If you don't want to limit yourself to this way of thinking, it is best to avoid using the term "intellectual property" in your words and thoughts.

"Intellectual property" is also an unwise generalization. The term is a catch-all that lumps together several disparate legal systems, including copyright, patents, trademarks, and others, which have very little in common. These systems of law originated separately, cover different activities, operate in different ways, and raise different public policy issues. If you learn a fact about copyright law, you would do well to assume it does not apply to patent law, since that is almost always so.

Since these laws are so different, the term "intellectual property" is an invitation to simplistic thinking.
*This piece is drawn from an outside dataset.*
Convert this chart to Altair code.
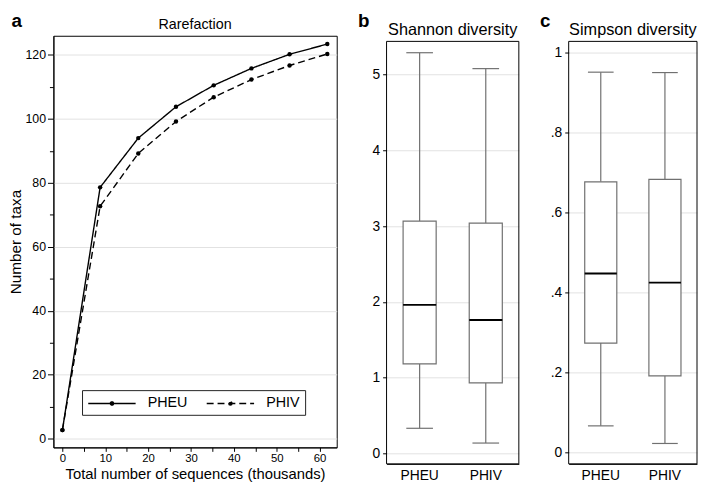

It leads people to focus on the meager common aspect of these disparate laws, which is that they establish monopolies that can be bought and sold, and ignore their substance --the different restrictions they place on the public and the different consequences that result. At that broad level, you can't even see the specific public policy issues raised by copyright law, or the different issues raised by patent law, or any of the others. Thus, any opinion about "intellectual property" is almost surely foolish.

If you want to think clearly about the issues raised by patents, copyrights and trademarks, or even learn what these laws require, the first step is to forget that you ever heard the term "intellectual property" and treat them as unrelated subjects. To give clear information and encourage clear thinking, never speak or write about "intellectual property"; instead, present the topic as copyright, patents, or whichever specific law you are discussing.

According to Professor Mark Lemley of the University of Texas Law School, the widespread use of term "intellectual property" is a recent fad, arising from the 1967 founding of the World Intellectual Property Organization. (See footnote 123 in his March 1997 book review, in the Texas Law Review, of Romantic Authorship and the Rhetoric of Property by James Boyle.) WIPO represents the interests of the holders of copyrights, patents and trademarks, and lobbies governments to increase their power. One WIPO treaty follows the lines of the Digital Millennium Copyright Act, which has been used to censor useful free software packages in the US. See http://www.wipout.net/ for a counter-WIPO campaign.

The hypocrisy of calling these powers "rights" is starting to make WIPO embarassed.